Almost invariably, Bonson said, when a woman is snared, the owner of the business will maintain he or she had no knowledge of the activity and that the prostitute was acting on her own, then making a show of firing the offending woman.
“That sounds believable if it is just one or a few, but when we know there are three or five at one location, it is obvious to me that at the very least the owner knows and is not doing anything about it,” Bonson said.
Despite that facade of innocence the owners attempt to perpetuate, they are in reality, Bonson said, part of a sophisticated “network where the women rotate from place to place. If they are arrested, they are sent to another city and someone from that city comes in to replace them. They move around. We may know what is happening but being able to prove it is something else.”

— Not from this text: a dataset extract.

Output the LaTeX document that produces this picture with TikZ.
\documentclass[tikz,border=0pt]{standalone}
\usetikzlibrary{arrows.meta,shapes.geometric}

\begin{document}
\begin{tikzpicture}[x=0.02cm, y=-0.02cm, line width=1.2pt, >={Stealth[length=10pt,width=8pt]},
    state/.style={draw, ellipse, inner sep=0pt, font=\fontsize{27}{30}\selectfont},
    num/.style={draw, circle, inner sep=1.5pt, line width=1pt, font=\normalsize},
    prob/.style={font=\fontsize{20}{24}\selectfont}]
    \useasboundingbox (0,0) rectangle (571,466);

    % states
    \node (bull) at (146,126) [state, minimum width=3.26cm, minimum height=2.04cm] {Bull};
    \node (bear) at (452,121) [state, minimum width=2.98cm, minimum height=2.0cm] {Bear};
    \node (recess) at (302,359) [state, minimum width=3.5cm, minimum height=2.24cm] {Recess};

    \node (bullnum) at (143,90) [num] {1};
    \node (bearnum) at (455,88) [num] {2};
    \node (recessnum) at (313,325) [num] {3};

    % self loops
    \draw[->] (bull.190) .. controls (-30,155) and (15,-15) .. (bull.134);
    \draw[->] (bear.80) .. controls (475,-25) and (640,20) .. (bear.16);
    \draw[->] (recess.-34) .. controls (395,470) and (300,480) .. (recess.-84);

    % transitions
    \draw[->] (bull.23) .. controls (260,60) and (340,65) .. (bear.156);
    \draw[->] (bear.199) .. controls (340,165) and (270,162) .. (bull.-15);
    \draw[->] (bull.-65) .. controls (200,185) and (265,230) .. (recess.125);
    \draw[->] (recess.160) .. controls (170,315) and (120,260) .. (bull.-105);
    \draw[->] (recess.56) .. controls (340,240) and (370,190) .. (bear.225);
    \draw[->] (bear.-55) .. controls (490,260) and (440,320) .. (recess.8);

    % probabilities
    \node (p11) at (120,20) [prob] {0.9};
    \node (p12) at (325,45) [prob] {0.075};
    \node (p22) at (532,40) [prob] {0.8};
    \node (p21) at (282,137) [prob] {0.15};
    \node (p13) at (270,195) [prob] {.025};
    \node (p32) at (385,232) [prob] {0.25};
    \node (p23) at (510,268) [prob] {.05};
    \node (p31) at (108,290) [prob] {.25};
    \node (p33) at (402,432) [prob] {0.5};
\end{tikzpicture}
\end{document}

The California Legislature enacted Assembly Bill 1147, known as the Massage Therapy Act on September 18, 2014, significantly revising state law in a way that made licensing of massage therapists a function of the the California Massage Therapy Council, located in Sacramento. The act, which took effect a year ago today, on January 1, 2015, greatly limited local oversight of the massage license certificate holders and their conduct.
“Cities used to regulate massage parlors,” Bonson said. “We had inspections with all types of criteria. We’re talking about a background check, a health test, fingerprinting. The practitioner had to take a written test to prove they know something about massage therapy. Now, if they are licensed by the state, the city cannot revoke their licenses. This is challenging for us and it is challenging for the legitimate places.”

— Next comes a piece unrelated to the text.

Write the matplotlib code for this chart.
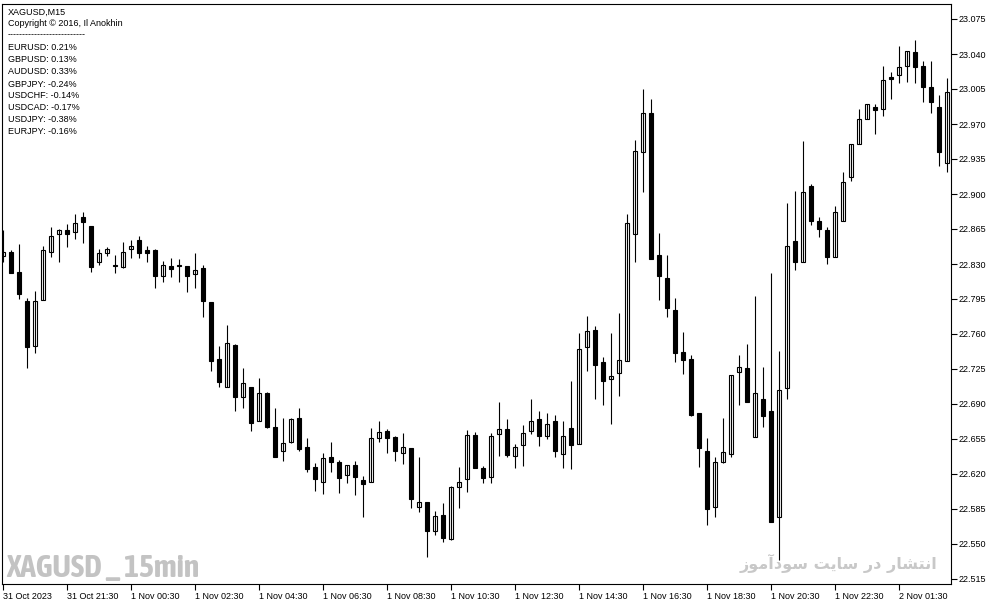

Bonson said that “Code enforcement can still regulate these business to some degree. We can still, for example, make sure that these businesses have a public restroom available, but we have no authority over who is licensed and who isn’t.
Obviously, prostitution laws can be enforced but they are pretty good about not taking chances in the way they operate. We can send an undercover officer in, and we have, but usually if the officer tries to discuss something directly they immediately shut down.”
Bonson said intent to engage in prostitution is difficult or impossible to obtain beforehand and is complicated by the consideration that during many or even most legitimate massage sessions the customers are told to undress. An implicit rather than explicit protocol attends these illicit encounters, Bonson said, which includes payment that is coded as a gratuity.
“There isn’t really any discussion about it,” Bonson said. “The customer will get the massage with a happy ending, so to speak, and the masseuse gets a tip after the services are rendered, in addition to the normal hourly rate. Oftentimes in our investigations we end up spinning our wheels.”
Bonson said there is some desire on the part of certain elements of the community to have the police department act, but that some others consider it to be “a victimless crime. But that is not really the case. When you look into it, you will see there is a
human trafficking element to this. I don’t have proof that is the case in our city, but when you talk to some of these women, you can come away with the impression they are not doing what they are doing voluntarily.”
Bonson said an undercover operation in December inside the Tropical Lei had netted an arrest of a woman on suspicion of engaging in prostitution.